Porque, de aquellos 45.000 bloques idénticos que componían el Muro como piezas de un aburrido juego de construcción, muchísimos han acabado en el menudeo, reducidos a pedazos manejables que se han convertido en el souvenir típico de Berlín. Sobre este sector comercial planea un nombre inevitable: Volker Pawlowski, un albañil de Berlín occidental que olió rápidamente el negocio y adquirió un centenar de paneles, es decir, 250.000 kilos de hormigón armado sin una clara utilidad inmediata. Hoy se mantiene como el principal proveedor de recuerdos del Muro, hasta el punto de que el 90% de los que se venden en la capital alemana han salido de sus talleres. Por precios que oscilan entre los 2,5 y los 5 euros, los comercializa en coquetos expositores de vidrio, en llaveros, en imanes para la nevera, dentro de botellas e incluso en marcapáginas y postales, con una peculiaridad: todos, sin falta, muestran los llamativos colores del grafiti, por la sencilla razón de que los empleados de Pawlowski los pintan. Siempre le preguntan por eso, como si le hubiesen sorprendido en falta, pero el avispado mercader de piedras tiene bien preparada la respuesta. Uno de los escasos tramos de Muro que siguen en pie en Berlín se ha convertido en la East Side Gallery, decorada por artistas, y Pawlowski ve muy claro el paralelismo: «Entonces eso tampoco es de verdad, ¿no? También está repintado. Aquí lo importante es que el hormigón viene del Muro». Asegura que en sus almacenes quedan reservas para muchos años, pero el turista receloso siempre tiene la opción de reservar el paquete especial en el Westin Grand Hotel berlinés: por 300 euros obtendrá dos noches en habitación doble, una salchicha al curry, una copa de champán y el derecho a ponerse el casco, recoger en recepción un martillo y un cincel y arrancar una buena esquirla del trozo de Muro que es propiedad del establecimiento.

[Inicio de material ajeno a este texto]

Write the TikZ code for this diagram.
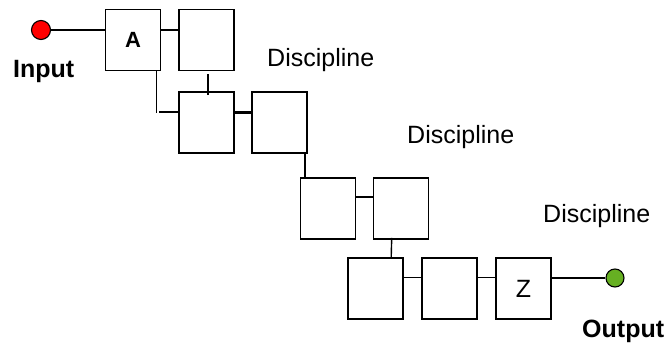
\documentclass[tikz,border=0pt]{standalone}
\usepackage{fontspec}
\setmainfont{Liberation Sans}
\usetikzlibrary{calc}
\definecolor{inred}{RGB}{255,0,0}
\definecolor{outgreen}{RGB}{102,176,34}
\begin{document}
\begin{tikzpicture}[x=1pt,y=1pt,
  blockbox/.style={draw=black,line width=1.6pt,minimum width=55pt,minimum height=61pt,
    inner sep=0pt,fill=white,font=\fontsize{25}{25}\selectfont},
  port/.style={circle,draw=black,line width=1.1pt,minimum size=19pt,inner sep=0pt},
  link/.style={line width=1.4pt},
  thicklink/.style={line width=2.8pt},
  lbl/.style={inner sep=0pt,anchor=base west,font=\fontsize{25}{25}\selectfont}]
\useasboundingbox (0,0) rectangle (672,343);

% terminals
\node[port,fill=inred] (in) at (41,313) {};
\node[port,fill=outgreen,minimum size=18pt] (out) at (615,65) {};

% blocks, row by row
\node[blockbox] (b1) at (133,303) {\fontsize{22}{22}\selectfont\bfseries A};
\node[blockbox] (b2) at (206.5,303) {};
\node[blockbox] (b3) at (206.5,220.5) {};
\node[blockbox] (b4) at (279.5,220.5) {};
\node[blockbox] (b5) at (328,134.5) {};
\node[blockbox] (b6) at (401,134.5) {};
\node[blockbox] (b7) at (375.5,54.5) {};
\node[blockbox] (b8) at (449.5,54.5) {};
\node[blockbox] (b9) at (523.5,54.5) {Z};

% connectors
\draw[link] (in.east) -- (in -| b1.west);
\draw[link] (b1.east |- in) -- (b2.west |- in);
\draw[link] ($(b1.south east)+(-5,0)$) -- ++(0,-42);
\draw[link] ($(b3.north west)+(0,-21)$) -- ++(-19,0);
\draw[link] ($(b2.south)+(1.5,-3)$) -- ($(b3.north)+(1.5,-4)$);
\draw[thicklink] ($(b3.north east)+(0,-21)$) -- ($(b4.north west)+(0,-21)$);
\draw[link] ($(b4.south east)+(-3,0)$) -- ++(0,-25);
\draw[link] ($(b5.north east)+(0,-20)$) -- ($(b6.north west)+(0,-20)$);
\draw[link] ($(b6.south west)+(19,2)$) -- ($(b7.north west)+(44,0)$);
\draw[link] ($(b7.north east)+(0,-20)$) -- ($(b8.north west)+(0,-20)$);
\draw[link] ($(b8.north east)+(0,-20)$) -- ($(b9.north west)+(0,-20)$);
\draw[link] (b9.east |- out) -- (out.west);

% labels
\node[lbl,font=\fontsize{25}{25}\selectfont\bfseries] (tin) at (13,265) {Input};
\node[lbl,font=\fontsize{25}{25}\selectfont\bfseries] (tout) at (582,6) {Output};
\node[lbl] (d1) at (267,276) {Discipline};
\node[lbl] (d2) at (407,199) {Discipline};
\node[lbl] (d3) at (543,121) {Discipline};
\end{tikzpicture}
\end{document}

En todo el mundo, es posible que solo una persona haya sentido de verdad el desmantelamiento de aquella tétrica tapia. La ciudadana sueca Eija-Riitta Berliner-Mauer lleva con orgullo ese apellido, 'Muro de Berlín' en alemán, porque al fin y al cabo lo tomó de su difunto marido: en 1979, se casó con el Muro en una ceremonia con invitados, de la que circulan unas cuantas fotografías por la red. Eija-Riitta está diagnosticada de objetofilia, una pasión irrefrenable por las cosas inanimadas que ella centró en el Muro: «Es una atracción tanto emocional como sexual -explica-. Mis sentimientos por el Muro de Berlín son mucho más profundos de lo que cree la mayoría de la gente». Por eso, para ella, la demolición y el posterior reparto de la mole de hormigón tuvieron un significado siniestro: «Lo que hicieron fue terrible. Mutilaron a mi esposo».